- Exercise objective
All the data must come back unchanged, except that pictures are left out.

- Supplied material
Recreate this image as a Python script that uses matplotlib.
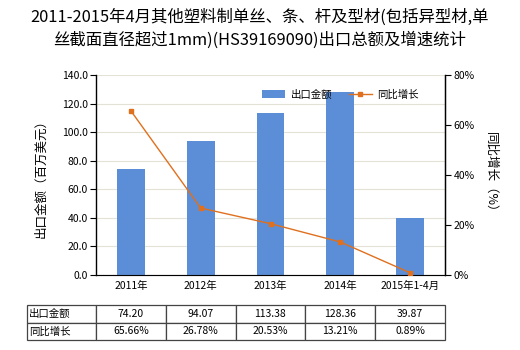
import matplotlib.pyplot as plt
import numpy as np

plt.rcParams['font.family'] = ['Noto Sans CJK SC', 'DejaVu Sans']

years = ['2011年', '2012年', '2013年', '2014年', '2015年1-4月']
export_value = [74.20, 94.07, 113.38, 128.36, 39.87]
growth_pct = [65.66, 26.78, 20.53, 13.21, 0.89]

bar_color = '#5B8ED6'
line_color = '#E0701E'

fig = plt.figure(figsize=(5.2, 3.5), dpi=100)
ax = fig.add_axes([96 / 520, 75 / 350, 349 / 520, 200 / 350])
ax2 = ax.twinx()

x = np.arange(len(years))
ax.bar(x, export_value, width=0.4, color=bar_color, label='出口金额', zorder=2)
ax2.plot(x, growth_pct, color=line_color, lw=1, marker='s', ms=3.5,
         label='同比增长', zorder=3)

ax.set_xlim(-0.5, len(years) - 0.5)
ax.set_ylim(0, 140)
ax.set_yticks(np.arange(0, 141, 20))
ax.set_yticklabels([f'{v:.1f}' for v in np.arange(0, 141, 20)])
ax2.set_ylim(0, 80)
ax2.set_yticks(np.arange(0, 81, 20))
ax2.set_yticklabels([f'{v}%' for v in range(0, 81, 20)])
ax.set_xticks(x)
ax.set_xticklabels(years)

ax.grid(axis='y', color='#E4E2D6', lw=0.8, zorder=0)
ax.set_axisbelow(True)
for a in (ax, ax2):
    a.spines['top'].set_visible(False)
    a.tick_params(labelsize=7.5, length=4, width=0.8, pad=2)
ax.tick_params(axis='x', length=0, pad=4)
ax.spines['left'].set_linewidth(1)
ax2.spines['right'].set_linewidth(1)
ax2.spines['left'].set_visible(False)
ax.spines['bottom'].set_color('#888888')

ax.set_ylabel('出口金额（百万美元）', fontsize=9, labelpad=10)
ax2.set_ylabel('同比增长（%）', fontsize=9, rotation=270, labelpad=16)

fig.suptitle('2011-2015年4月其他塑料制单丝、条、杆及型材(包括异型材,单\n丝截面直径超过1mm)(HS39169090)出口总额及增速统计',
             fontsize=11.8, y=0.975, linespacing=1.4)

h1, l1 = ax.get_legend_handles_labels()
h2, l2 = ax2.get_legend_handles_labels()
ax2.legend(h1 + h2, l1 + l2, loc='upper left', bbox_to_anchor=(0.45, 0.975),
           ncol=2, frameon=False, fontsize=7.5, handlelength=2.2,
           columnspacing=1.6, handletextpad=0.5)

# data table under the chart
cells = [['出口金额'] + [f'{v:.2f}' for v in export_value],
         ['同比增长'] + [f'{v:.2f}%' for v in growth_pct]]
tbl = ax.table(cellText=cells, cellLoc='center',
               bbox=[-69 / 349, -65 / 200, 418 / 349, 35 / 200],
               colWidths=[69] + [70] * 5)
tbl.auto_set_font_size(False)
tbl.set_fontsize(7.5)
for (r, c), cell in tbl.get_celld().items():
    cell.set_edgecolor('#444444')
    cell.set_linewidth(0.9)
    if c == 0:
        cell.set_text_props(ha='left')
        cell.PAD = 0.03

fig.savefig('out.png', dpi=100)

- In response
Recreate this image as a Python script that uses matplotlib.
import matplotlib.pyplot as plt
import numpy as np

plt.rcParams['font.family'] = ['Noto Sans CJK SC', 'DejaVu Sans']

years = ['2011年', '2012年', '2013年', '2014年', '2015年1-4月']
export_value = [74.20, 94.07, 113.38, 128.36, 39.87]
growth_pct = [65.66, 26.78, 20.53, 13.21, 0.89]

bar_color = '#5B8ED6'
line_color = '#E0701E'

fig = plt.figure(figsize=(5.2, 3.5), dpi=100)
ax = fig.add_axes([96 / 520, 75 / 350, 349 / 520, 200 / 350])
ax2 = ax.twinx()

x = np.arange(len(years))
ax.bar(x, export_value, width=0.4, color=bar_color, label='出口金额', zorder=2)
ax2.plot(x, growth_pct, color=line_color, lw=1, marker='s', ms=3.5,
         label='同比增长', zorder=3)

ax.set_xlim(-0.5, len(years) - 0.5)
ax.set_ylim(0, 140)
ax.set_yticks(np.arange(0, 141, 20))
ax.set_yticklabels([f'{v:.1f}' for v in np.arange(0, 141, 20)])
ax2.set_ylim(0, 80)
ax2.set_yticks(np.arange(0, 81, 20))
ax2.set_yticklabels([f'{v}%' for v in range(0, 81, 20)])
ax.set_xticks(x)
ax.set_xticklabels(years)

ax.grid(axis='y', color='#E4E2D6', lw=0.8, zorder=0)
ax.set_axisbelow(True)
for a in (ax, ax2):
    a.spines['top'].set_visible(False)
    a.tick_params(labelsize=7.5, length=4, width=0.8, pad=2)
ax.tick_params(axis='x', length=0, pad=4)
ax.spines['left'].set_linewidth(1)
ax2.spines['right'].set_linewidth(1)
ax2.spines['left'].set_visible(False)
ax.spines['bottom'].set_color('#888888')

ax.set_ylabel('出口金额（百万美元）', fontsize=9, labelpad=10)
ax2.set_ylabel('同比增长（%）', fontsize=9, rotation=270, labelpad=16)

fig.suptitle('2011-2015年4月其他塑料制单丝、条、杆及型材(包括异型材,单\n丝截面直径超过1mm)(HS39169090)出口总额及增速统计',
             fontsize=11.8, y=0.975, linespacing=1.4)

h1, l1 = ax.get_legend_handles_labels()
h2, l2 = ax2.get_legend_handles_labels()
ax2.legend(h1 + h2, l1 + l2, loc='upper left', bbox_to_anchor=(0.45, 0.975),
           ncol=2, frameon=False, fontsize=7.5, handlelength=2.2,
           columnspacing=1.6, handletextpad=0.5)

# data table under the chart
cells = [['出口金额'] + [f'{v:.2f}' for v in export_value],
         ['同比增长'] + [f'{v:.2f}%' for v in growth_pct]]
tbl = ax.table(cellText=cells, cellLoc='center',
               bbox=[-69 / 349, -65 / 200, 418 / 349, 35 / 200],
               colWidths=[69] + [70] * 5)
tbl.auto_set_font_size(False)
tbl.set_fontsize(7.5)
for (r, c), cell in tbl.get_celld().items():
    cell.set_edgecolor('#444444')
    cell.set_linewidth(0.9)
    if c == 0:
        cell.set_text_props(ha='left')
        cell.PAD = 0.03

fig.savefig('out.png', dpi=100)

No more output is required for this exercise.